It was a big horse that lay covered in the hallway of the barn at Harlinsdale Farm, Franklin, Tenn., the afternoon of November 7, 1965.  Indeed, he was a big horse in every way - in stature, name, fame, and posterity.

Midnight Sun, a young 25, had become a legend years before his death that Indian summer afternoon.    On his record, he was the big horse of the Tennessee Walking Horse breed.   He was the first stallion to become world champion of his kind.  That was in 1945 and 1946 at the Tennessee Walking Horse National Celebration at Shelbyville, Tennessee.   Then he sired horses that were grand champions there seven times; grand-sired the supreme winner five times;  and was the great-grandsire of nearly EVERY year's champion since that time. On only FOUR occasions since 1949,  have horses NOT descended from Midnight Sun, in a straight male line, been world champions of this breed.

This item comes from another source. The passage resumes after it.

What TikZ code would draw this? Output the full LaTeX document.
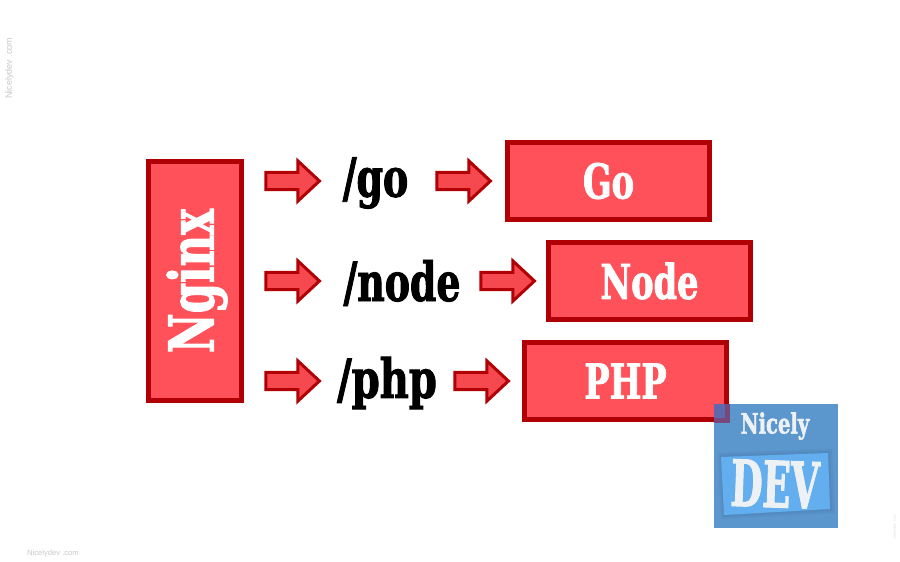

If Midnight Sun had been foaled in 1930 instead of 1940, he would have acted on a small stage before a small audience, and for only local fame.  However, he flashed on the scene with perfect timing.  The nationwide discovery of the Tennessee Walking Horse afforded this remarkable individual, a big stage on which to perform before a large audience, and he responded gloriously to the opportunity.

From being a humble, back-country type known in a few southern states, the Walking Horse started going places after the registry society was formed in 1935.  It seemed that nearly everybody was reading about the Tennessee Walking Horse, and wanted to see this distinctive "new" breed in action.  Great singers, actors, athletes, and horses are "box office", and the big, black, storybook stallion was prominent among the performers to sell the breed to the public.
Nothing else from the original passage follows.